For Immediate Release: September 7, 2022
Contact: Kirstin Snow firstname.lastname@example.org, 215-510-9336;
For ITEP: Jon Whiten, email@example.com, 917-655-3313
New Report Shows Romney Child Tax Credit Proposal Falls Short for Low- and Moderate-Income Pennsylvanians
Nationally, Plan Would Leave 1 in 4 Children Worse Off Compared to Current Law and Help Half as Many Low-Income Children as the 2021 Expansion of the Credit
Harrisburg, PA: With pressure mounting on federal lawmakers to find a way forward for expanding the Child Tax Credit, Sen. Mitt Romney’s CTC proposal is being pushed as a possible solution — but this proposal has big downsides that would harm some of the very people this credit is designed to help, according to a new analysis by the Institute on Taxation and Economic Policy (ITEP). The new report features detailed information about how the Romney plan affects families at different income levels nationally and in each state.
Romney’s Family Security Act 2.0 would expand the Child Tax Credit but would offset the cost by cutting important tax benefits for low- and moderate-income families, particularly single-parent families.
- The Romney plan would leave one in four children — 16.4 million in total — worse off than they are under current law, including about a quarter of the very poorest children.
- It would also raise taxes for the average Black household and for two-thirds of single parent households that file taxes using “head of household” status, who are disproportionately women.
“Expanding the Child Tax Credit is the single most important thing Congress could do to fight childhood poverty in PA, but to have the greatest effect on the next generation, lawmakers need to get the details right,” said Marc Stier, Director, PA Budget and Policy Center. “Unfortunately, Sen. Romney’s proposal robs Peter to pay Paul, resulting in a mixed bag at best for many low- and moderate-income families.” The Romney plan is worse for low- and moderate-income Pennsylvanians than average:
- Nationally, 25 percent of children are in families with tax increases, including 24 percent in the poorest 20 percent of families and 47 percent in the next poorest 20 percent of families.
- In Pennsylvania, 22% percent of children are in families with tax increases, including 39% percent in the poorest 20 percent of families and 38% percent in the next poorest 20 percent of families.

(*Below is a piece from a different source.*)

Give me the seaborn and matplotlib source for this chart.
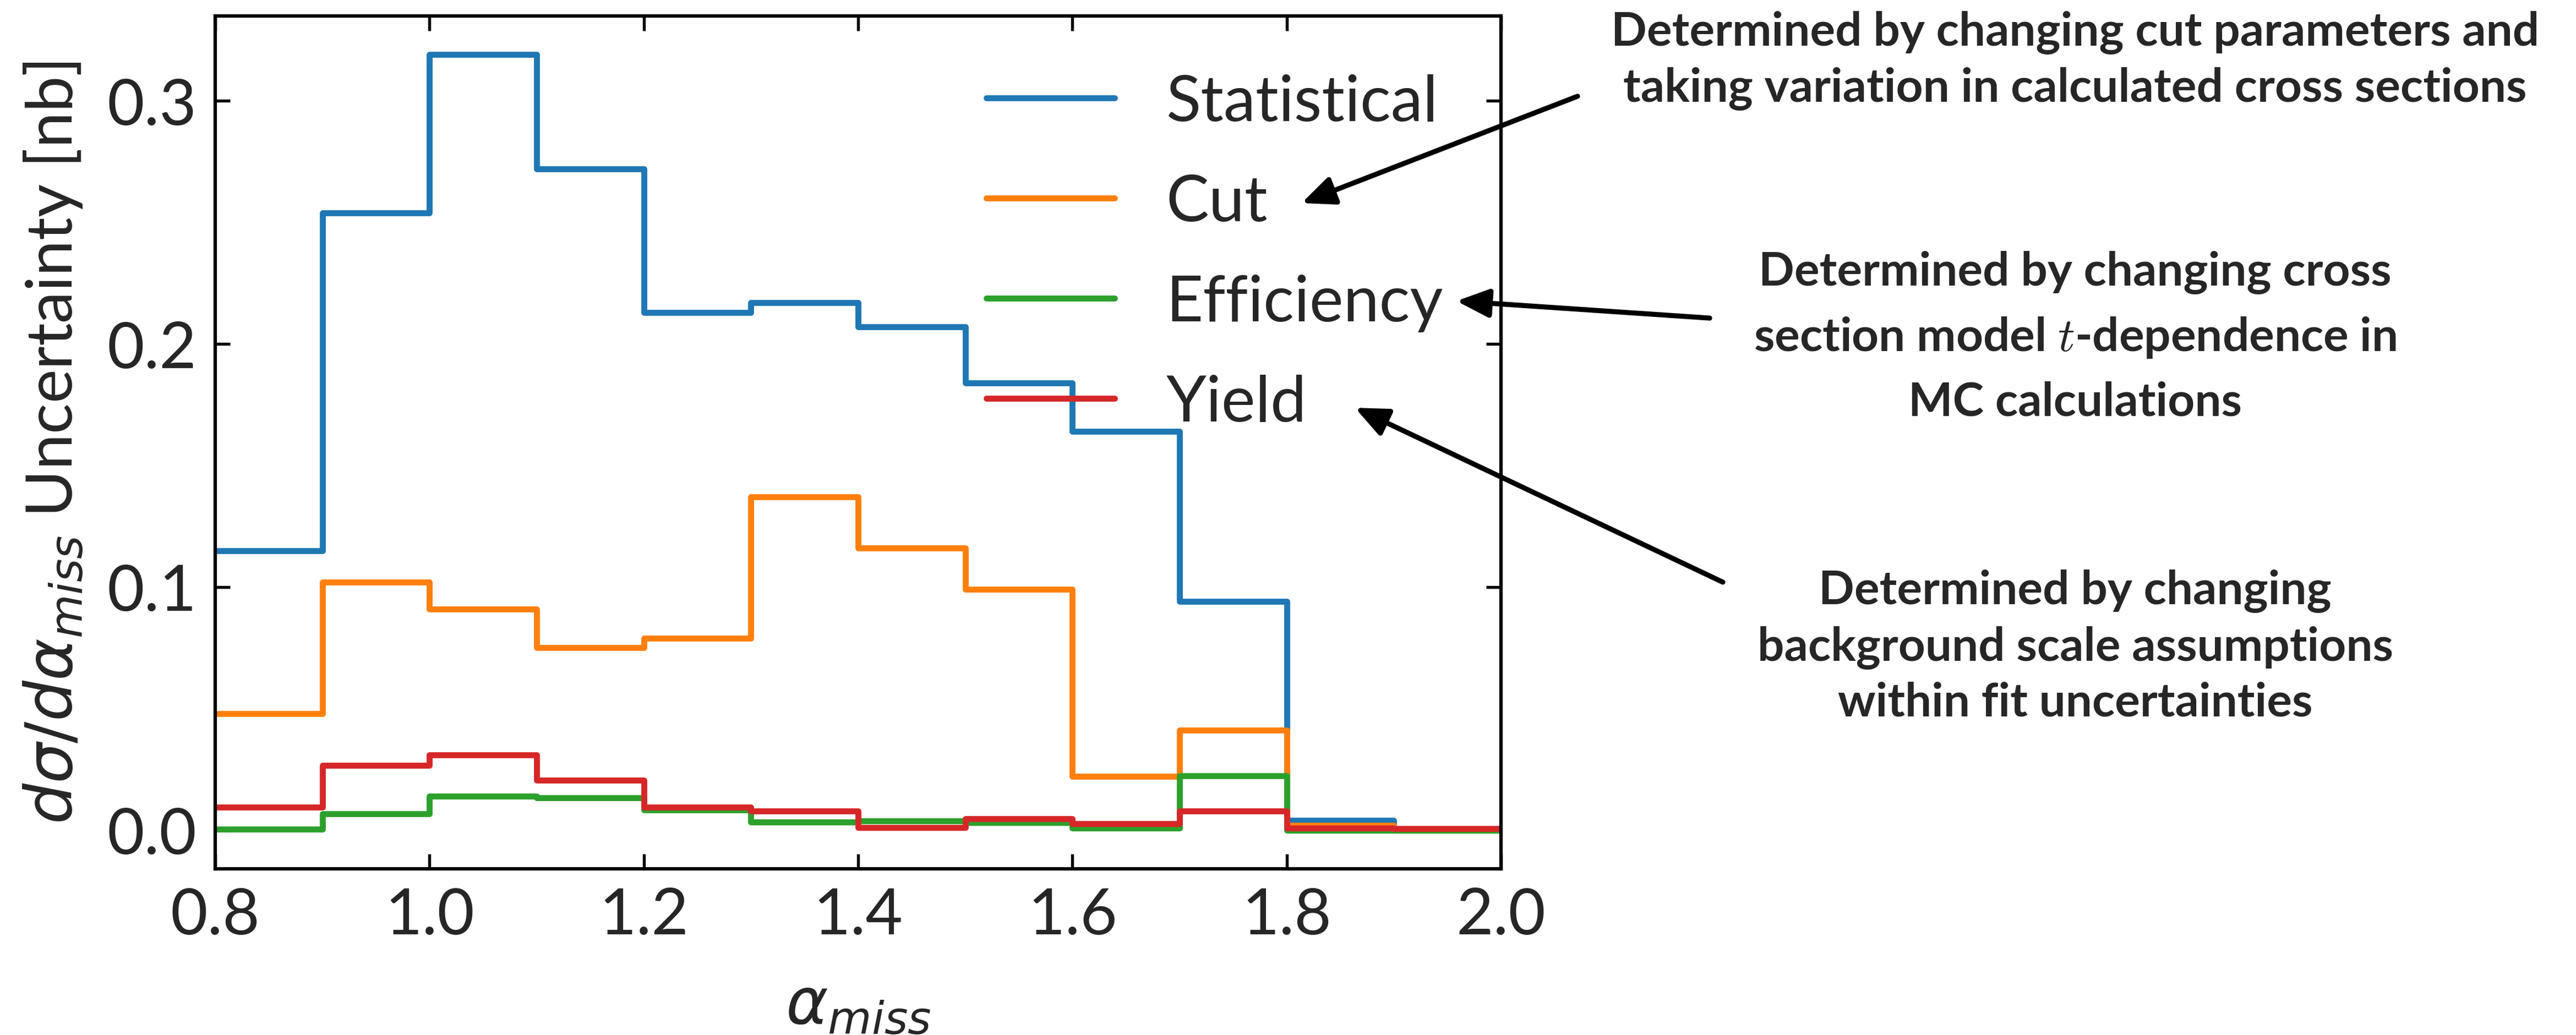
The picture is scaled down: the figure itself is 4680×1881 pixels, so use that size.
import numpy as np
import pandas as pd
import matplotlib
matplotlib.use("Agg")
import matplotlib.pyplot as plt
import seaborn as sns

# Binning in alpha_miss
bin_edges = [0.8, 0.9, 1.0, 1.1, 1.2, 1.3, 1.4, 1.5, 1.6, 1.7, 1.8, 1.9, 2.0]

# Uncertainty per bin [nb]
statistical = [0.115, 0.254, 0.319, 0.272, 0.213, 0.217, 0.207, 0.184, 0.164, 0.094, 0.004, 0.0]
cut = [0.048, 0.102, 0.091, 0.075, 0.079, 0.137, 0.116, 0.099, 0.022, 0.041, 0.002, 0.0]
efficiency = [0.0004, 0.0066, 0.014, 0.0133, 0.0082, 0.0032, 0.0038, 0.003, 0.0009, 0.0223, 0.0, 0.0]
yield_unc = [0.0094, 0.0265, 0.031, 0.0205, 0.0094, 0.0078, 0.0011, 0.0046, 0.0027, 0.0078, 0.0008, 0.0005]

series_labels = ["Statistical", "Cut", "Efficiency", "Yield"]
series_colors = ["#1f77b4", "#ff7f0e", "#2ca02c", "#d62728"]

x_ticks = [0.8, 1.0, 1.2, 1.4, 1.6, 1.8, 2.0]
y_ticks = [0.0, 0.1, 0.2, 0.3]

notes = [
    "Determined by changing cut parameters and\ntaking variation in calculated cross sections",
    "Determined by changing cross\nsection model $t$-dependence in\nMC calculations",
    "Determined by changing\nbackground scale assumptions\nwithin fit uncertainties",
]

sns.set_theme(style="ticks")
plt.rcParams["font.family"] = ["Lato", "DejaVu Sans"]
plt.rcParams["mathtext.fontset"] = "dejavusans"

FS = 28

fig = plt.figure(figsize=(15.6, 6.2733), dpi=300)
ax = fig.add_axes([0.08355, 0.16047, 0.58269 - 0.08355, 0.98406 - 0.16047])

centers = [0.5 * (a + b) for a, b in zip(bin_edges[:-1], bin_edges[1:])]
for vals, lab, col in zip([statistical, cut, efficiency, yield_unc], series_labels, series_colors):
    df = pd.DataFrame({"alpha": centers, "unc": vals})
    sns.histplot(data=df, x="alpha", weights="unc", bins=list(bin_edges), element="step",
                 fill=False, color=col, linewidth=2.6, label=lab, ax=ax)

ymax = max(max(statistical), max(cut), max(efficiency), max(yield_unc))
ax.set_xlim(bin_edges[0], bin_edges[-1])
ax.set_ylim(-0.05 * ymax, 1.05 * ymax)
ax.set_xticks(x_ticks)
ax.set_xticklabels([f"{t:.1f}" for t in x_ticks])
ax.set_yticks(y_ticks)
ax.set_yticklabels([f"{t:.1f}" for t in y_ticks])
ax.tick_params(axis="both", which="major", direction="in", top=True, right=True,
               length=6.5, width=1.3, labelsize=FS, pad=8, color="black")
for s in ax.spines.values():
    s.set_linewidth(1.5)
    s.set_color("black")

ax.set_xlabel(r"$\alpha_{miss}$", fontsize=FS, labelpad=14)
ax.set_ylabel(r"$d\sigma/d\alpha_{miss}$ Uncertainty [nb]", fontsize=FS, labelpad=10)

handles = [ln for ln in ax.lines if ln.get_label() in series_labels]
ax.legend(handles=handles, labels=[h.get_label() for h in handles], loc="upper right",
          frameon=False, fontsize=FS, handlelength=2.0, handletextpad=0.8,
          labelspacing=0.66)

# Explanatory notes (anchored at the baseline of their last line) with arrows
note_pos = [(0.8056, 0.9022), (0.8056, 0.5988), (0.8056, 0.3082)]
note_spacing = [1.37, 1.6, 1.37]
arrow_tails = [(0.6124, 0.9065), (0.6637, 0.6923), (0.6688, 0.4373)]
arrow_tips = [(0.5053, 0.8034), (0.5654, 0.7088), (0.5260, 0.6057)]
for txt, (tx, ty), ls in zip(notes, note_pos, note_spacing):
    fig.text(tx, ty, txt, ha="center", va="baseline", multialignment="center",
             fontsize=20.5, fontweight="bold", linespacing=ls, math_fontfamily="cm")
for tail, tip in zip(arrow_tails, arrow_tips):
    ax.annotate("", xy=tip, xycoords="figure fraction", xytext=tail,
                textcoords="figure fraction", annotation_clip=False,
                arrowprops=dict(arrowstyle="-|>,head_length=0.8,head_width=0.35",
                                mutation_scale=15, color="black", lw=2.2,
                                shrinkA=0, shrinkB=0))

fig.savefig("out.png", dpi=300, facecolor="white")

The Romney plan especially falls short in comparison to the 2021 CTC expansion under the American Rescue Plan Act (ARPA), which did not limit tax benefits for any families with incomes of less than $400,000 and reduced child poverty by more than 40 percent the one year it was in effect. Continuing the ARPA expansion would provide a tax cut to nearly all low- and middle-income families with children, helping twice as many low-income children as the Romney plan.
The Romney plan also does less to reduce racial disparities, and in fact, it slightly increases taxes for the average Black family. In comparison, the ARPA expansion significantly decreases taxes for the average Black, Hispanic, and white families. Black and Hispanic families feel the strongest negative impact of the current limits on the refundable portion of the CTC — limits that the ARPA expansion would remove, and the Romney plan would replace with a different limit.
The Romney plan is also worse for single parents, mostly because it eliminates the more generous “head of household” tax filing status used by most single parents and cuts the Earned Income Tax Credit (EITC) in ways that particularly hurt single parents. The “head of household” elimination would disproportionately harm single mothers, since 70 percent of the people who file taxes this way are women. The Romney plan would likely have additional negative impacts on PA families and children that aren’t directly measured in the ITEP report. That’s because the federal tax changes under the plan would extend to the state’s tax code because it “conforms” to federal law. The Romney plan would make PA’s tax code more regressive by shrinking the federal EITC and Child and Dependent Care Credit and eliminating “head of household” filing status. That would reduce the benefit that families with children would receive under the recently enacted state add-on to the federal Child and Dependent Care Credit. Pennsylvania lawmakers could offset the reduction and elimination of these provisions by changing how their state codes conform to the federal code or by enacting and expanding their own state-level CTC.
However, when family benefits are reduced at the federal level, tax increases in the states coupled to those policies would happen automatically.
“Many pundits have pointed to Sen. Romney’s CTC proposal as a good starting point for bipartisan negotiations on expanding this critical tax credit. But as these new findings make clear, if this is where lawmakers start, they’ll have a long road to walk to get to a policy that delivers meaningful change to American families,” said ITEP Executive Director Amy Hanauer. “There’s really no need for a new starting point: the 2021 CTC expansion is just what low- and moderate-income families need, and it’s right where Congress ought to be starting its conversations.”
The Institute on Taxation and Economic Policy (ITEP) is a non-profit, non-partisan tax policy organization that conducts rigorous analyses of tax and economic proposals and provides data-driven recommendations on how to shape equitable and sustainable tax systems. ITEP’s expertise and data uniquely enhance federal, state, and local policy debates by revealing how taxes affect both public revenues and people of various levels of income.